Par ailleurs, la gauche et la droite n'ont pas la même approche de la transposition des directives. Si M. Lenoir était là, il me dirait que tout s'est décidé à Barcelone, le 16 mars 2002. Pourtant, ce jour-là, Jacques Chirac s'est dit fier d'avoir réussi à freiner la dérégulation du marché de l'énergie en n'exposant pas les familles aux affres de son ouverture. Quant à Lionel Jospin, il a déclaré qu'il n'était pas acceptable d'aller plus loin, car, si cette ouverture se faisait pour les ménages, on pouvait craindre, pour les consommateurs, des hausses de prix considérables plutôt que des baisses. L'un et l'autre avaient raison, et ils avaient réussi, à Barcelone, à couper court à la dérégulation du secteur de l'énergie pour les ménages. Sur ce point, je vous renvoie à leurs déclarations respectives.
Et puis, par un beau soir de novembre 2002, peu de temps après l'échec de la gauche aux élections législatives, Mme Fontaine, de retour de Bruxelles, est venue nous expliquer dans cet hémicycle qu'elle était parvenue à obtenir que la France rentre dans le rang et libéralise la totalité du secteur de l'énergie. Le garde-fou avait été supprimé.
La suite immédiate, on la connaît : c'est la privatisation de Gaz de France et les tarifs qui augmentent. Mais cette affaire connaît encore des suites actuellement – et vous êtes bien placé pour le savoir, monsieur le ministre, puisqu'il me semble que vous êtes en partie chargé, avec M. Borloo, des questions relatives aux tarifs de l'énergie. Un contrat de service public est, en principe, conclu entre les entreprises chargées de missions de service public et l'État. Ce contrat, on oublie parfois de le signer – c'est le cas, par exemple, pour France Télécom, dont le contrat n'a toujours pas été signé. Pour Gaz de France, l'État avait oublié de le signer depuis trois ans, mais il s'apprête à le faire. Alors que GDF-Suez a une mission de service public, le contrat qui va être signé doit lui permettre de décider seul de l'augmentation des tarifs. Le Gouvernement ne s'en mêlera plus, le régulateur ne s'auto-saisira pas : seul l'opérateur GDF-Suez pourra demander de temps en temps au régulateur de procéder à une augmentation du prix du gaz. On ne parlera plus de stabilisation ni de baisse de prix : aussi étonnant que cela paraisse, seul l'opérateur privé pourra demander une augmentation des tarifs !

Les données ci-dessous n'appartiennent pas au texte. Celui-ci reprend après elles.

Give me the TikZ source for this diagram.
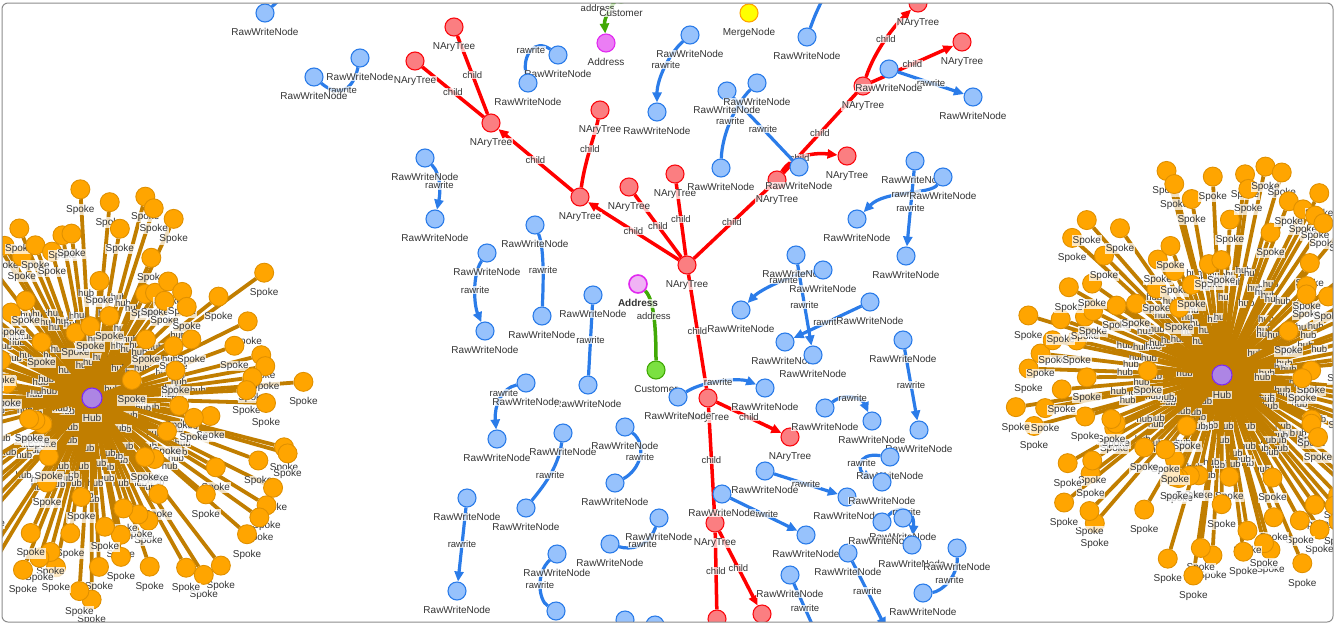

Si j'ai évoqué cette affaire, c'est que nous sommes en train d'accomplir le premier pas dans la même direction en ce qui concerne La Poste. Je dois m'excuser auprès de notre collègue Nicolas Dupont-Aignan de l'avoir contredit lorsqu'il a affirmé que la gauche avait transposé une directive fort peu convenable le 15 juin 1997. Il avait raison : à cette date, le gouvernement Jospin venait tout juste d'être mis en place, et il s'est trouvé dans l'obligation de finaliser un acte qui avait été négocié et même signé sous la forme d'un compromis, deux mois plus tôt, par le Conseil des ministres européen. Mais en réalité, comme je voulais le dire, c'est bien le gouvernement Juppé qui a mené les négociations et conclu l'accord en question ; le 15 juin n'est que la date à laquelle le Président de la République a honoré, dans le cadre de la cohabitation, l'engagement qu'il avait pris quelques semaines auparavant.
En revanche, le gouvernement Jospin a obtenu deux choses importantes lors des négociations de la directive 2002 – deux choses dont vous n'avez, pour votre part, tenu aucun compte lorsque vous avez négocié la dernière directive. Il s'agit, premièrement, de l'absence d'automaticité de l'ouverture totale du marché en 2009 ; deuxièmement, qu'une part du secteur réservé – notamment les envois de moins de 50 grammes – reste sous le monopole de La Poste, afin de pouvoir garantir la péréquation tarifaire, c'est-à-dire le tarif unique du timbre, dont j'ai déjà parlé. Cette négociation menée au niveau européen avait été difficile, le fait de prononcer le mot « État » pouvant alors, dans certains pays d'Europe de l'Est, susciter des réminiscences d'un temps où l'État exerçait une domination un peu excessive, donc réveiller des traumatismes.